De plus, la République d’Irlande sera également considérablement impactée car le Brexit mettra un terme aux accords de libre échange avec le Royaume-Uni.
Délicat compromis
Mais encore plus que l’impact économique, on doit craindre les conséquences politiques du Brexit sur cette poudrière qu’est l’Irlande du Nord. Plusieurs avancées des AVS sont en effet menacées. Par exemple, la citoyenneté multiple évoquée plus haut sera-t-elle possible dès lors que l’un des deux Etats concernés ne sera plus membre de l’UE ?
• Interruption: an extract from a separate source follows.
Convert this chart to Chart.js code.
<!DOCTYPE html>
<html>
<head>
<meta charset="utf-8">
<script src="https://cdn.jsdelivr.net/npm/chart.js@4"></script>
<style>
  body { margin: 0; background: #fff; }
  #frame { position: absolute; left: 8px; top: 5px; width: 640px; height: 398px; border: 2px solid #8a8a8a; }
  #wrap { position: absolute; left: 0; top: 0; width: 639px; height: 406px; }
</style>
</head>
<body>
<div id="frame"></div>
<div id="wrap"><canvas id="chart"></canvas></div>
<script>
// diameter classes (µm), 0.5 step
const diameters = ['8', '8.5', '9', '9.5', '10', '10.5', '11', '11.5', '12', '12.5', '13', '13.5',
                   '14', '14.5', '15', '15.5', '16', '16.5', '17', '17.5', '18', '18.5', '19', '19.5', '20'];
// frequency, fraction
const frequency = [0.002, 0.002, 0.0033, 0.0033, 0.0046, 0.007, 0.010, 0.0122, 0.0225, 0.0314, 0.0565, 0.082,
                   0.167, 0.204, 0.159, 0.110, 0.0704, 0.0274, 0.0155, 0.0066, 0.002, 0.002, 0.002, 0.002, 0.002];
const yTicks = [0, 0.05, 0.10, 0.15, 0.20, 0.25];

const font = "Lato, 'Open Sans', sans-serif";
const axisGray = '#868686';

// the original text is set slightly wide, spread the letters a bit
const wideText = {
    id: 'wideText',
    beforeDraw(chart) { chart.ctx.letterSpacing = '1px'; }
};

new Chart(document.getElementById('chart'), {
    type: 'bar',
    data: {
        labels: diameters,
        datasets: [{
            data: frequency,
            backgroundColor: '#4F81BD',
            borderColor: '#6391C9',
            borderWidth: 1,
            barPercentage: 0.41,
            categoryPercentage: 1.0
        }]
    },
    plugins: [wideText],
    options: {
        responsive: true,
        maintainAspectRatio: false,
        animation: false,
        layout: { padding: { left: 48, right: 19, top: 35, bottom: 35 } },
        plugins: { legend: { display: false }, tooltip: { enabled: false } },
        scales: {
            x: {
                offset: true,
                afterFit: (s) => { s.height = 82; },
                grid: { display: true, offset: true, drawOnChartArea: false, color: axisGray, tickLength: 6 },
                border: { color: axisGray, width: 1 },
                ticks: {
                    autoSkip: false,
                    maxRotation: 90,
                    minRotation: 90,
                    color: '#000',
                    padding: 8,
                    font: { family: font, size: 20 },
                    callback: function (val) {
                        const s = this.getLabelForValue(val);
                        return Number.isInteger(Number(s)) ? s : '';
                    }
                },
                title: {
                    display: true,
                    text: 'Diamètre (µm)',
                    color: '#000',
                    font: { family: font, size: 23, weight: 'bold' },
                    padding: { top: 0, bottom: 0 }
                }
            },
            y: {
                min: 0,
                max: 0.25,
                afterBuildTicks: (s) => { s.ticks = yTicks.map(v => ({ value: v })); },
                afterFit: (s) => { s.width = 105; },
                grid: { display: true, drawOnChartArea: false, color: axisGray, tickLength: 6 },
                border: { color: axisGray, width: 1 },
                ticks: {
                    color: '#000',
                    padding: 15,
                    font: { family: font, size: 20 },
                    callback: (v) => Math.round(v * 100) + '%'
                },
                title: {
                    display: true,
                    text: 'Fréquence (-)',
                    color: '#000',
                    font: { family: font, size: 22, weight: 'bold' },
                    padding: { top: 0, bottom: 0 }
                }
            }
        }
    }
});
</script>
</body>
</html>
Plus généralement, les AVS sont le résultat d’un délicat compromis entre nationalistes et unionistes puisqu’il reconnaît un droit à l’autodétermination de l’Irlande dans son intégralité mais sous réserve de l’accord de chacune des deux juridictions que sont la République d’Irlande et l’Irlande du Nord.
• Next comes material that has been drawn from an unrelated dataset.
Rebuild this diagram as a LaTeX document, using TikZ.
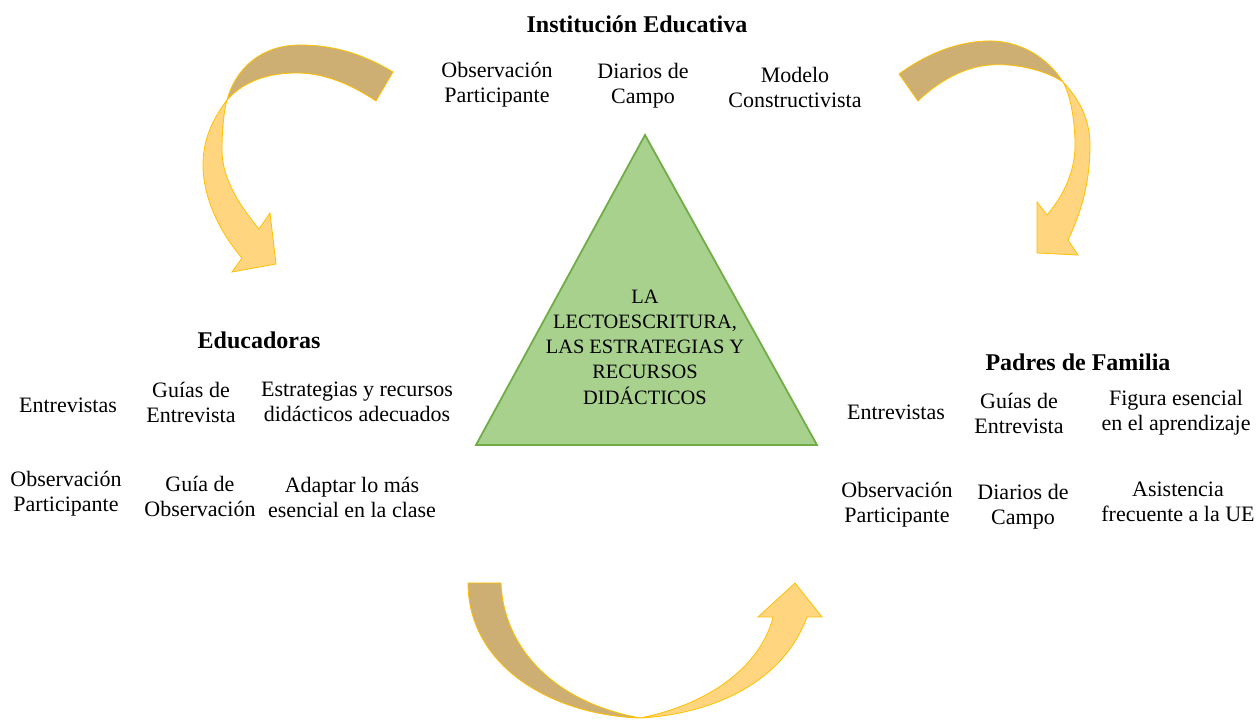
\documentclass[tikz,border=0pt]{standalone}
\usepackage{fontspec}
\setmainfont{Liberation Serif}
\usepackage{tikz}
\usetikzlibrary{positioning}
\definecolor{trianglecolor}{RGB}{169, 209, 142}
\definecolor{triangleline}{RGB}{112, 173, 71}
\definecolor{tailcolor}{RGB}{205, 175, 115}
\definecolor{headcolor}{RGB}{255, 213, 127}
\definecolor{arrowline}{RGB}{255, 192, 0}

\begin{document}
\begin{tikzpicture}[
    x=0.5pt, y=-0.5pt,
    item/.style={align=center, inner sep=0pt, font=\fontsize{11}{12.5}\selectfont},
    heading/.style={inner sep=0pt, font=\fontsize{12}{12.5}\selectfont\bfseries},
    tail/.style={fill=tailcolor, draw=arrowline, line width=0.4pt},
    head/.style={fill=headcolor, draw=arrowline, line width=0.4pt},
    tri/.style={fill=trianglecolor, draw=triangleline, line width=0.9pt}
]
    \useasboundingbox (0, 0) rectangle (1260, 721);

    % Triangle
    \coordinate (apex) at (645, 135);
    \coordinate (baseL) at (476, 445);
    \coordinate (baseR) at (817, 445);
    \draw[tri] (apex) -- (baseL) -- (baseR) -- cycle;
    \node[item, font=\fontsize{10.2}{12.6}\selectfont] (tema) at (645, 347) {LA\\LECTOESCRITURA,\\LAS ESTRATEGIAS Y\\RECURSOS\\DID\'ACTICOS};

    % Institucion Educativa - top
    \node[heading] (inst) at (637, 24) {Instituci\'on Educativa};
    \node[item] (instObs) at (497, 85) {Observaci\'on\\Participante};
    \node[item] (instDia) at (643, 86) {Diarios de\\Campo};
    \node[item] (instMod) at (795, 87) {Modelo\\Constructivista};

    % Educadoras - left side
    \node[heading] (edu) at (259, 340) {Educadoras};
    \node[item] (eduEnt) at (68, 405) {Entrevistas};
    \node[item] (eduGui) at (191, 402) {Gu\'ias de\\Entrevista};
    \node[item] (eduEst) at (357, 402) {Estrategias y recursos\\did\'acticos adecuados};
    \node[item] (eduObs) at (66, 494) {Observaci\'on\\Participante};
    \node[item] (eduGuo) at (200, 496) {Gu\'ia de\\Observaci\'on};
    \node[item] (eduAda) at (352, 497) {Adaptar lo m\'as\\esencial en la clase};

    % Padres de Familia - right side
    \node[heading] (pad) at (1078, 362) {Padres de Familia};
    \node[item] (padEnt) at (896, 412) {Entrevistas};
    \node[item] (padGui) at (1019, 413) {Gu\'ias de\\Entrevista};
    \node[item] (padFig) at (1176, 413) {Figura esencial\\en el aprendizaje};
    \node[item] (padObs) at (897, 505) {Observaci\'on\\Participante};
    \node[item] (padDia) at (1023, 507) {Diarios de\\Campo};
    \node[item] (padAsi) at (1178, 502) {Asistencia\\frecuente a la UE};

    % Curved arrow - top left
    \draw[tail] (393, 72) .. controls (360, 52) and (330, 45) .. (300, 45)
        .. controls (260, 45) and (235, 70) .. (227, 100)
        .. controls (245, 80) and (270, 73) .. (297, 73)
        .. controls (325, 73) and (352, 85) .. (376, 101) -- cycle;
    \draw[head] (227, 100) .. controls (212, 120) and (203, 140) .. (203, 165)
        .. controls (203, 200) and (222, 235) .. (242, 258)
        -- (232, 272) -- (276, 264) -- (270, 213) -- (259, 229)
        .. controls (235, 200) and (222, 175) .. (222, 150)
        .. controls (222, 130) and (224, 110) .. (227, 100) -- cycle;

    % Curved arrow - top right
    \draw[tail] (899, 74) .. controls (925, 55) and (955, 42) .. (987, 41)
        .. controls (1020, 40) and (1048, 58) .. (1063, 82)
        .. controls (1045, 70) and (1015, 63) .. (990, 65)
        .. controls (965, 67) and (940, 80) .. (918, 101) -- cycle;
    \draw[head] (1063, 82) .. controls (1080, 100) and (1090, 120) .. (1090, 145)
        .. controls (1090, 185) and (1080, 215) .. (1068, 240)
        -- (1078, 255) -- (1037, 253) -- (1037, 202) -- (1047, 215)
        .. controls (1068, 190) and (1076, 165) .. (1075, 140)
        .. controls (1074, 115) and (1070, 95) .. (1063, 82) -- cycle;

    % Curved arrow - bottom
    \draw[tail] (468, 583) -- (501, 583)
        .. controls (503, 640) and (545, 700) .. (640, 718)
        .. controls (550, 715) and (468, 665) .. (468, 583) -- cycle;
    \draw[head] (640, 718) .. controls (700, 715) and (780, 690) .. (807, 617)
        -- (822, 617) -- (795, 583) -- (758, 617) -- (773, 617)
        .. controls (762, 662) and (715, 703) .. (640, 718) -- cycle;

\end{tikzpicture}
\end{document}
Si ce fragile équilibre a pu perdurer, c’est grâce à la création de nombreuses structures bilatérales (largement financées par l’UE). Ces dernières sont parvenues à instaurer une liberté de mouvement entre le Nord et le Sud et à faire quasiment disparaître dans les faits et dans les esprits une frontière naguère hérissée de check points et de tours de contrôle.
Cette belle construction risque de se voir ébranlée par le Brexit qui, en s’imposant aux Irlandais du Nord, enterre le bilatéralisme qui a fait le succès des AVS. Pire que cela, il signifie le retour d’une frontière honnie, et constitue “un énorme pas en arrière qui sape la base des AVS”, pour reprendre les termes de McGuinness. Et en effet, c’est bien le risque d’une deuxième partition qui plane aujourd’hui sur l’Irlande…
Une chose est sûre, le problème de la frontière va de nouveau dominer la vie politique de l’Irlande du Nord et la plonger dans la plus importante crise politique de ces dernières années.
Pour reprendre les termes de The Economist qui s’en inquiète, “cela nécessitera que la nouvelle premier ministre y consacre toute son attention –mais son attention sera bien sûr complètement mobilisée ailleurs”.